Cash management terminology
Liquidity ratio: There are many facets to determining the liquidity ratio of your business. The three types include current ratio, quick ratio, and cash ratio.
Healthy current ratio: A business can typically meet its short-term demands and still have enough cash to invest or expand with a healthy current ratio. The right amount varies by industry, but a current ratio of 1.0 means that a company’s liabilities do not exceed its assets. Numbers below 1.0, though, may be acceptable in industries that have longer days payable outstanding cycles and shorter days sales outstanding cycles.
Current ratio: A type of liquidity ratio, this is a measurement of the relationship between a company’s debt and liquid assets, and a general metric of a company’s financial health. To calculate your liquidity ratio, divide current assets by current liabilities.
High current ratio: Occurs when a business holds on to too much cash that could be used or invested in other ways.
Low current ratio: Can result in a business having trouble paying short-term obligations.
Maximizing your liquidity ratio for future success and financial opportunities
As much as a steady stream of cash is key to a successful business, that’s just one part of the entire financial picture.
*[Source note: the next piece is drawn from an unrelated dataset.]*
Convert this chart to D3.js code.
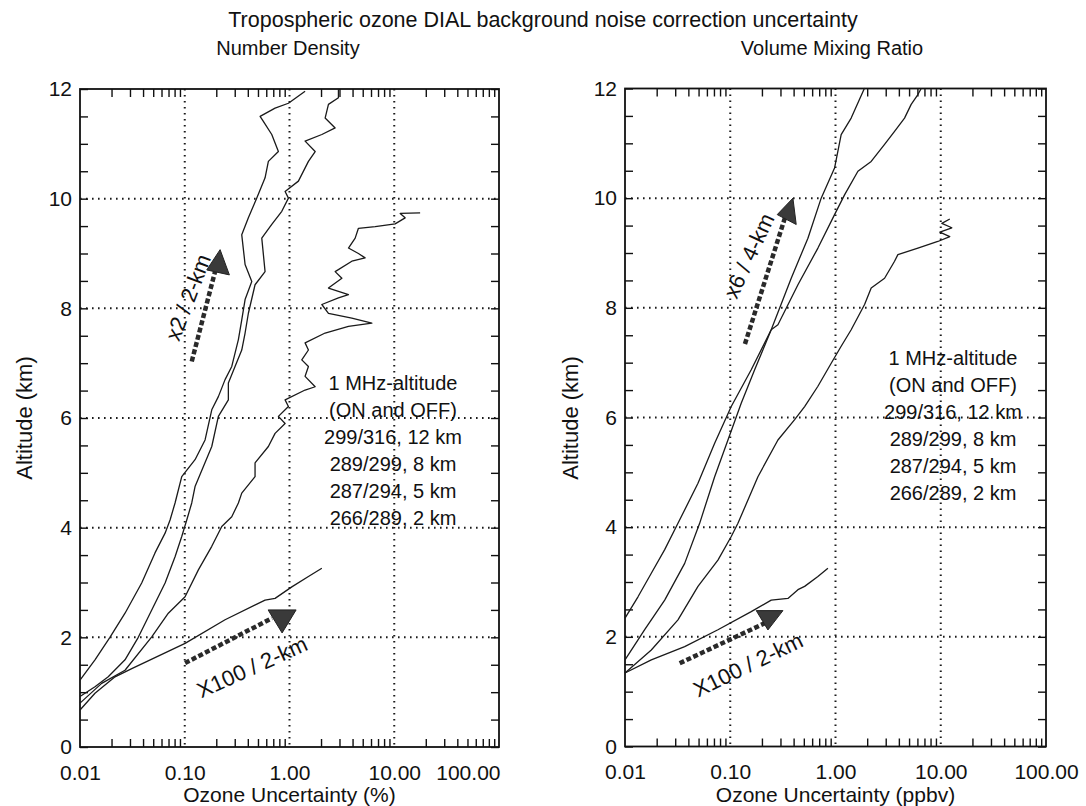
<!DOCTYPE html>
<html><head><meta charset="utf-8">
<script src="https://cdn.jsdelivr.net/npm/d3@7"></script>
<style>
body{margin:0;background:#fff}
text{font-family:"Liberation Sans",Arial,sans-serif;fill:#111}
</style>
</head><body>
<svg id="chart" width="1086" height="806"></svg>
<script>
// ---------- tick labels ----------
const xTickValues = [0.01, 0.1, 1, 10, 100];
const xTickLabels = ["0.01", "0.10", "1.00", "10.00", "100.00"];
const yTickValues = [0, 2, 4, 6, 8, 10, 12];
const legendLines = ["1 MHz-altitude", "(ON and OFF)", "299/316, 12 km", "289/299, 8 km", "287/294, 5 km", "266/289, 2 km"];

// ---------- Number Density panel: [uncertainty %, altitude km] ----------
const nd12km = [[0.01,1.22],[0.0139,1.59],[0.0193,2.0],[0.0269,2.44],[0.0388,2.99],[0.052,3.54],[0.0649,3.9],[0.0724,4.14],[0.0808,4.45],[0.0936,4.93],[0.1254,5.24],[0.1563,5.6],[0.1811,6.15],[0.2094,6.39],[0.2426,6.7],[0.2811,6.94],[0.3251,7.43],[0.3501,7.79],[0.3767,8.16],[0.4364,8.49],[0.3767,8.8],[0.3501,9.34],[0.4049,9.65],[0.4872,10.01],[0.5845,10.38],[0.6285,10.68],[0.7834,10.86],[0.6771,11.17],[0.563,11.41],[0.5239,11.5],[0.7283,11.65],[0.9766,11.74],[1.409,11.96]];
const nd8km = [[0.01,0.92],[0.0139,1.1],[0.0186,1.28],[0.0269,1.59],[0.036,2.0],[0.0484,2.5],[0.0649,2.99],[0.0808,3.47],[0.0936,3.84],[0.1045,4.14],[0.1166,4.45],[0.1254,4.75],[0.1811,5.48],[0.2094,6.03],[0.2608,6.33],[0.2608,6.64],[0.3021,6.94],[0.3501,7.24],[0.3767,7.55],[0.4049,7.91],[0.469,8.43],[0.5845,8.67],[0.5436,9.28],[0.6771,9.53],[0.844,9.77],[0.9766,10.01],[0.9078,10.13],[1.216,10.32],[1.516,10.68],[1.758,10.86],[1.409,11.05],[2.036,11.17],[2.728,11.29],[2.188,11.47],[2.354,11.72],[2.932,11.84],[2.932,12.0]];
const nd5km = [[0.01,0.8],[0.0161,1.16],[0.0269,1.4],[0.0484,2.01],[0.0697,2.44],[0.1007,2.74],[0.1349,3.23],[0.1811,3.66],[0.2256,4.02],[0.2811,4.2],[0.3251,4.45],[0.3501,4.63],[0.469,4.93],[0.469,5.18],[0.6285,5.48],[0.7283,5.72],[0.9078,5.9],[0.7834,6.03],[0.9766,6.21],[0.9078,6.33],[1.409,6.51],[1.758,6.57],[1.409,6.76],[1.516,6.94],[1.31,7.06],[1.516,7.24],[1.409,7.37],[2.188,7.55],[3.655,7.67],[6.109,7.73],[3.936,7.82],[2.354,7.91],[2.036,8.07],[2.932,8.19],[3.655,8.25],[2.354,8.37],[3.162,8.55],[2.728,8.67],[3.936,8.86],[5.272,8.92],[4.55,9.0],[3.655,9.1],[4.236,9.28],[4.55,9.46],[6.577,9.49],[10.2,9.54],[12.7,9.65],[11.4,9.73],[17.66,9.74]];
const nd2km = [[0.01,0.675],[0.0139,0.98],[0.0216,1.28],[0.0312,1.43],[0.1007,1.89],[0.2426,2.32],[0.5845,2.68],[0.7283,2.71],[1.052,2.92],[1.516,3.11],[2.036,3.26]];

// ---------- Volume Mixing Ratio panel: [uncertainty ppbv, altitude km] ----------
const vmr12km = [[0.01,2.34],[0.01329,2.73],[0.01778,3.16],[0.02383,3.59],[0.03186,4.07],[0.04936,4.8],[0.07109,5.53],[0.1022,6.2],[0.1582,6.87],[0.245,7.6],[0.3796,8.54],[0.547,9.27],[0.7311,10.0],[0.9795,10.55],[1.132,11.16],[1.409,11.46],[1.889,12.01]];
const vmr8km = [[0.01,1.58],[0.01538,2.13],[0.02383,2.67],[0.0369,3.34],[0.05119,4.07],[0.07109,4.92],[0.09509,5.59],[0.1271,6.26],[0.1705,6.87],[0.245,7.6],[0.2838,7.69],[0.4396,8.42],[0.6806,9.09],[0.9795,9.7],[1.219,10.06],[1.633,10.49],[2.183,10.67],[2.926,10.98],[3.64,11.22],[4.529,11.46],[5.236,11.71],[6.064,11.89],[6.516,12.0]];
const vmr5km = [[0.01,1.34],[0.01778,1.76],[0.03186,2.31],[0.04936,2.92],[0.07638,3.4],[0.1022,3.83],[0.1183,4.07],[0.1832,4.92],[0.2838,5.59],[0.4091,5.96],[0.509,6.2],[0.6806,6.57],[0.9103,6.99],[1.132,7.3],[1.409,7.6],[1.889,8.06],[2.183,8.36],[2.926,8.54],[3.64,8.85],[3.915,8.97],[6.064,9.09],[9.376,9.21],[12.19,9.3],[9.8,9.38],[12.74,9.46],[10.24,9.54],[12.19,9.62]];
const vmr2km = [[0.01,1.34],[0.01778,1.58],[0.0369,1.82],[0.07638,2.13],[0.1582,2.46],[0.245,2.67],[0.3532,2.7],[0.4396,2.86],[0.509,2.92],[0.6806,3.1],[0.8472,3.25]];

// ---------- annotations (data coordinates) ----------
const ndArrows = [
  {label:"x2 / 2-km", from:[0.1166,7.03], to:[0.1947,8.67], head:[[0.2175,9.07],[0.1622,8.70],[0.2667,8.61]], text:[0.1075,8.2], angle:-69},
  {label:"X100 / 2-km", from:[0.1007,1.53], to:[0.682,2.35], head:[[0.625,2.5],[1.156,2.5],[0.85,2.08]], text:[0.4395,1.46], angle:-24.5}
];
const vmrArrows = [
  {label:"x6 / 4-km", from:[0.1379,7.34], to:[0.3306,9.64], head:[[0.3939,10.0],[0.2795,9.7],[0.4234,9.52]], text:[0.150,8.95], angle:-65},
  {label:"X100 / 2-km", from:[0.03307,1.518], to:[0.2122,2.248], head:[[0.1766,2.478],[0.3166,2.478],[0.228,2.126]], text:[0.1472,1.49], angle:-26}
];

const svg = d3.select("#chart");
const FONT = 20, TICKFONT = 21, NOTEFONT = 22, YLABFONT = 22;

svg.append("text").attr("x", 543).attr("y", 27).attr("text-anchor","middle")
  .style("font-size", "21.5px").text("Tropospheric ozone DIAL background noise correction uncertainty");

const panels = [
  {title:"Number Density", xlabel:"Ozone Uncertainty (%)", left:80, right:499, top:89, bottom:747, lastLabelEnd:true,
   series:[nd12km, nd8km, nd5km, nd2km], arrows:ndArrows, legendX:393, legendY:390, ylabX:32, titleX:288, titleY:55},
  {title:"Volume Mixing Ratio", xlabel:"Ozone Uncertainty (ppbv)", left:625, right:1046, top:88.5, bottom:746.5, lastLabelEnd:false,
   series:[vmr12km, vmr8km, vmr5km, vmr2km], arrows:vmrArrows, legendX:953, legendY:365, ylabX:578, titleX:832, titleY:55}
];

const minorX = [];
[0.01, 0.1, 1, 10].forEach(d => { for (let k = 2; k <= 9; k++) minorX.push(d * k); });
const halfY = d3.range(0, 12.01, 0.5);

panels.forEach(p => {
  const x = d3.scaleLog().domain([0.01, 100]).range([p.left, p.right]);
  const y = d3.scaleLinear().domain([0, 12]).range([p.bottom, p.top]);
  const g = svg.append("g");

  // grid (dotted)
  g.append("g").selectAll("line").data([0.1, 1, 10]).join("line")
    .attr("x1", d => x(d)).attr("x2", d => x(d)).attr("y1", p.top).attr("y2", p.bottom)
    .attr("stroke", "#1a1a1a").attr("stroke-width", 2).attr("stroke-dasharray", "1.6,4.4");
  g.append("g").selectAll("line").data([2, 4, 6, 8, 10]).join("line")
    .attr("x1", p.left).attr("x2", p.right).attr("y1", d => y(d)).attr("y2", d => y(d))
    .attr("stroke", "#1a1a1a").attr("stroke-width", 2).attr("stroke-dasharray", "1.6,4.4");

  // inward minor ticks on all four sides
  const tickStyle = sel => { sel.select(".domain").remove(); sel.selectAll("line").attr("stroke","#111").attr("stroke-width",1.4); };
  g.append("g").attr("transform", `translate(0,${p.bottom})`)
    .call(d3.axisBottom(x).tickValues(minorX).tickSize(-8).tickFormat("")).call(tickStyle);
  g.append("g").attr("transform", `translate(0,${p.top})`)
    .call(d3.axisTop(x).tickValues(minorX).tickSize(-8).tickFormat("")).call(tickStyle);
  g.append("g").attr("transform", `translate(${p.left},0)`)
    .call(d3.axisLeft(y).tickValues(halfY).tickSize(-8).tickFormat("")).call(tickStyle);
  g.append("g").attr("transform", `translate(${p.right},0)`)
    .call(d3.axisRight(y).tickValues(halfY).tickSize(-8).tickFormat("")).call(tickStyle);

  // tick labels
  const xa = g.append("g").attr("transform", `translate(0,${p.bottom})`)
    .call(d3.axisBottom(x).tickValues(xTickValues).tickSize(0).tickPadding(18).tickFormat((d,i) => xTickLabels[i]));
  xa.select(".domain").remove();
  xa.selectAll("text").style("font-size", TICKFONT+"px").attr("fill","#111").style("font-family","'Liberation Sans',Arial,sans-serif");
  if (p.lastLabelEnd) {
    xa.selectAll(".tick").filter(d => d === 100).select("text").attr("text-anchor", "end").attr("x", 1);
  }
  const ya = g.append("g").attr("transform", `translate(${p.left},0)`)
    .call(d3.axisLeft(y).tickValues(yTickValues).tickSize(0).tickPadding(8).tickFormat(d3.format("d")));
  ya.select(".domain").remove();
  ya.selectAll("text").style("font-size", TICKFONT+"px").attr("fill","#111").style("font-family","'Liberation Sans',Arial,sans-serif");

  // frame
  g.append("rect").attr("x", p.left).attr("y", p.top).attr("width", p.right - p.left).attr("height", p.bottom - p.top)
    .attr("fill", "none").attr("stroke", "#111").attr("stroke-width", 1.8);

  // curves
  const line = d3.line().x(d => x(d[0])).y(d => y(d[1]));
  g.append("g").selectAll("path").data(p.series).join("path")
    .attr("d", line).attr("fill", "none").attr("stroke", "#1a1a1a").attr("stroke-width", 1.3).attr("stroke-linejoin","round");

  // arrows
  p.arrows.forEach(a => {
    g.append("line").attr("x1", x(a.from[0])).attr("y1", y(a.from[1])).attr("x2", x(a.to[0])).attr("y2", y(a.to[1]))
      .attr("stroke", "#2a2a2a").attr("stroke-width", 4.5).attr("stroke-dasharray", "5,2.5");
    g.append("polygon").attr("points", a.head.map(h => [x(h[0]), y(h[1])].join(",")).join(" "))
      .attr("fill", "#3a3a3a").attr("stroke", "#222").attr("stroke-width", 1);
    g.append("text").attr("transform", `translate(${x(a.text[0])},${y(a.text[1])}) rotate(${a.angle})`)
      .attr("text-anchor", "middle").attr("dy", "0.35em").style("font-size", NOTEFONT+"px").text(a.label);
  });

  // legend text block
  g.append("g").selectAll("text").data(legendLines).join("text")
    .attr("x", p.legendX).attr("y", (d, i) => p.legendY + i * 27).attr("text-anchor", "middle")
    .style("font-size", FONT+"px").text(d => d);

  // titles
  g.append("text").attr("x", p.titleX).attr("y", p.titleY).attr("text-anchor","middle").style("font-size", FONT+"px").text(p.title);
  g.append("text").attr("x", (p.left + p.right) / 2).attr("y", 802).attr("text-anchor","middle").style("font-size", "21px").text(p.xlabel);
  g.append("text").attr("transform", `translate(${p.ylabX},418) rotate(-90)`).attr("text-anchor","middle")
    .style("font-size", YLABFONT+"px").text("Altitude (km)");
});
</script>
</body></html>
It’s also important to maintain a strong liquidity ratio, which indicates a business is able to meet its long-term financial liabilities with its existing short-term assets.
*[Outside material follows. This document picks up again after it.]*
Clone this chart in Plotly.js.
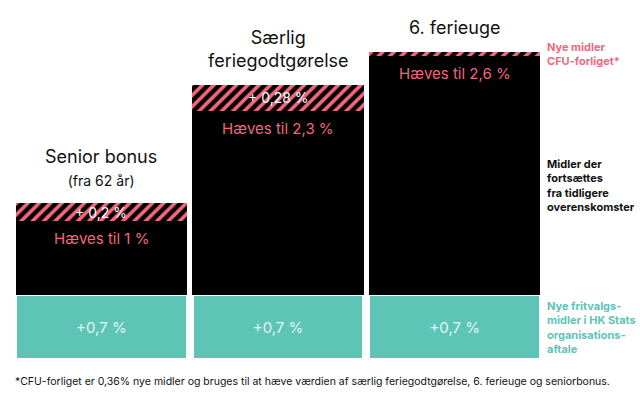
<!DOCTYPE html>
<html>
<head>
<meta charset="utf-8">
<script src="https://cdn.plot.ly/plotly-3.0.1.min.js"></script>
<style>html,body{margin:0;padding:0;background:#fff;}#chart{width:640px;height:400px;}</style>
</head>
<body>
<div id="chart"></div>
<script>
const categories = ['Senior bonus', 'Særlig feriegodtgørelse', '6. ferieuge'];
const titles = ['Senior bonus<br><span style="font-size:14px">(fra 62 år)</span>', 'Særlig<br>feriegodtgørelse', '6. ferieuge'];
const fritvalg = [0.7, 0.7, 0.7];
const existing = [0.81, 2.02, 2.62];
const cfu = [0.2, 0.28, 0.04];
const fritvalgLabels = ['+0,7 %', '+0,7 %', '+0,7 %'];
const cfuLabels = ['+ 0,2 %', '+ 0,28 %', ''];
const raisedLabels = ['Hæves til 1 %', 'Hæves til 2,3 %', 'Hæves til 2,6 %'];

const PINK = '#f2677c';
const TEAL = '#5ec4b6';
const FONT = 'Inter, "Noto Sans", sans-serif';

const traces = [
  {type:'bar', x:categories, y:fritvalg, marker:{color:TEAL, line:{color:'#fff', width:2.5}},
   text:fritvalgLabels, textposition:'inside', insidetextanchor:'middle',
   textfont:{color:'#e2f5f1', size:15, family:FONT}, hoverinfo:'skip'},
  {type:'bar', x:categories, y:existing, marker:{color:'#000', line:{width:0}}, hoverinfo:'skip'},
  {type:'bar', x:categories, y:cfu, marker:{color:'#000', line:{width:0},
     pattern:{shape:'/', fgcolor:PINK, bgcolor:'#000', size:8, solidity:0.45}}, hoverinfo:'skip'}
];

const annotations = [];
categories.forEach((c, i) => {
  const base = fritvalg[i] + existing[i];
  const total = base + cfu[i];
  annotations.push({x:c, y:total, xref:'x', yref:'y', text:titles[i], showarrow:false,
    yanchor:'bottom', yshift:12, font:{size:18, color:'#111', family:FONT}});
  annotations.push({x:c, y:base, xref:'x', yref:'y', text:raisedLabels[i], showarrow:false,
    yanchor:'top', yshift:-6, font:{size:15, color:PINK, family:FONT}});
  if (cfuLabels[i]) annotations.push({x:c, y:base + cfu[i]/2, xref:'x', yref:'y', text:cfuLabels[i], showarrow:false,
    yanchor:'middle', font:{size:14, color:'#fff', family:FONT}});
});
annotations.push({xref:'paper', yref:'paper', x:1, y:0.857, xanchor:'left', yanchor:'middle', xshift:2, align:'left', showarrow:false,
  text:'<b>Nye midler<br>CFU-forliget*</b>', font:{size:11, color:PINK, family:FONT}});
annotations.push({xref:'paper', yref:'paper', x:1, y:0.487, xanchor:'left', yanchor:'middle', xshift:2, align:'left', showarrow:false,
  text:'<b>Midler der<br>fortsættes<br>fra tidligere<br>overenskomster</b>', font:{size:11, color:'#111', family:FONT}});
annotations.push({xref:'paper', yref:'y', x:1, y:fritvalg[0]/2, xanchor:'left', yanchor:'middle', xshift:2, align:'left', showarrow:false,
  text:'<b>Nye fritvalgs-<br>midler i HK Stats<br>organisations-<br>aftale</b>', font:{size:11, color:TEAL, family:FONT}});
annotations.push({xref:'paper', yref:'paper', x:0, y:-0.062, xanchor:'left', yanchor:'middle', showarrow:false,
  text:'*CFU-forliget er 0,36% nye midler og bruges til at hæve værdien af særlig feriegodtgørelse, 6. ferieuge og seniorbonus.',
  font:{size:10.5, color:'#111', family:FONT}});

const layout = {
  width:640, height:400, margin:{l:13, r:97, t:3, b:41},
  paper_bgcolor:'#fff', plot_bgcolor:'#fff', barmode:'stack', bargap:0.032, showlegend:false,
  xaxis:{visible:false, fixedrange:true},
  yaxis:{visible:false, range:[0, 3.9], fixedrange:true},
  annotations:annotations, font:{family:FONT}
};
Plotly.newPlot('chart', traces, layout, {displayModeBar:false, staticPlot:true});
</script>
</body>
</html>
Plus, proving a business has the ability to pay debts is key to future financial opportunities. A track record of responsible spending and timely payments shows creditors and potential investors that a business has its cash flow under control, and that the investment will be secure.
Here are four ways to improve your liquidity ratio:
Control overhead expenses. If your company has a paper trail, going digital can eliminate the costs and time of submitting and accepting paper checks.
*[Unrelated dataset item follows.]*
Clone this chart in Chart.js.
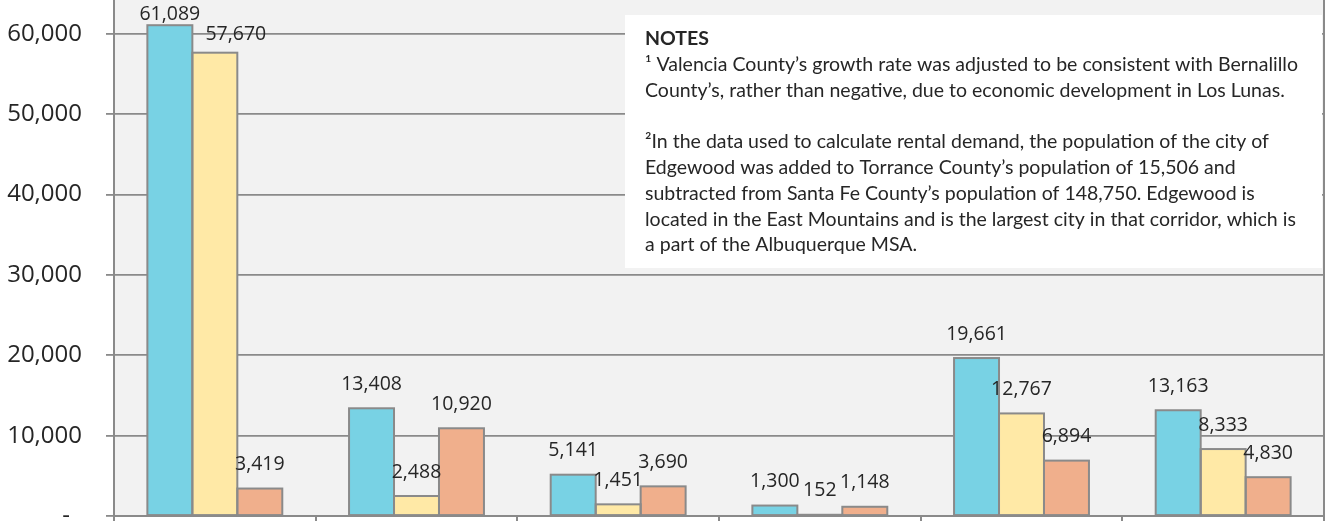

Sell unnecessary assets. Eliminating items such as surplus business equipment can provide a small sum of capital and reduce the average cost of equipment maintenance.
Submit and ask for payments early. Leveraging invoice discounts can save your business hundreds to thousands of dollars each month. Talk to your vendors about opportunities for trade discounts, and consider offering customers discounts for submitting payments ahead of schedule. A discount calculator may help you work out whether a discount is advantageous. A line of credit could also help you cover gaps in cash flow due to payment schedules.
Revisit your debt obligations. If you have short-term debt, switching to long-term debt can require smaller monthly payments and give you more time to pay off the sum. On the flip side, switching long-term debt to short-term debt may mean higher monthly payments, but also that your debt will likely be paid off more quickly.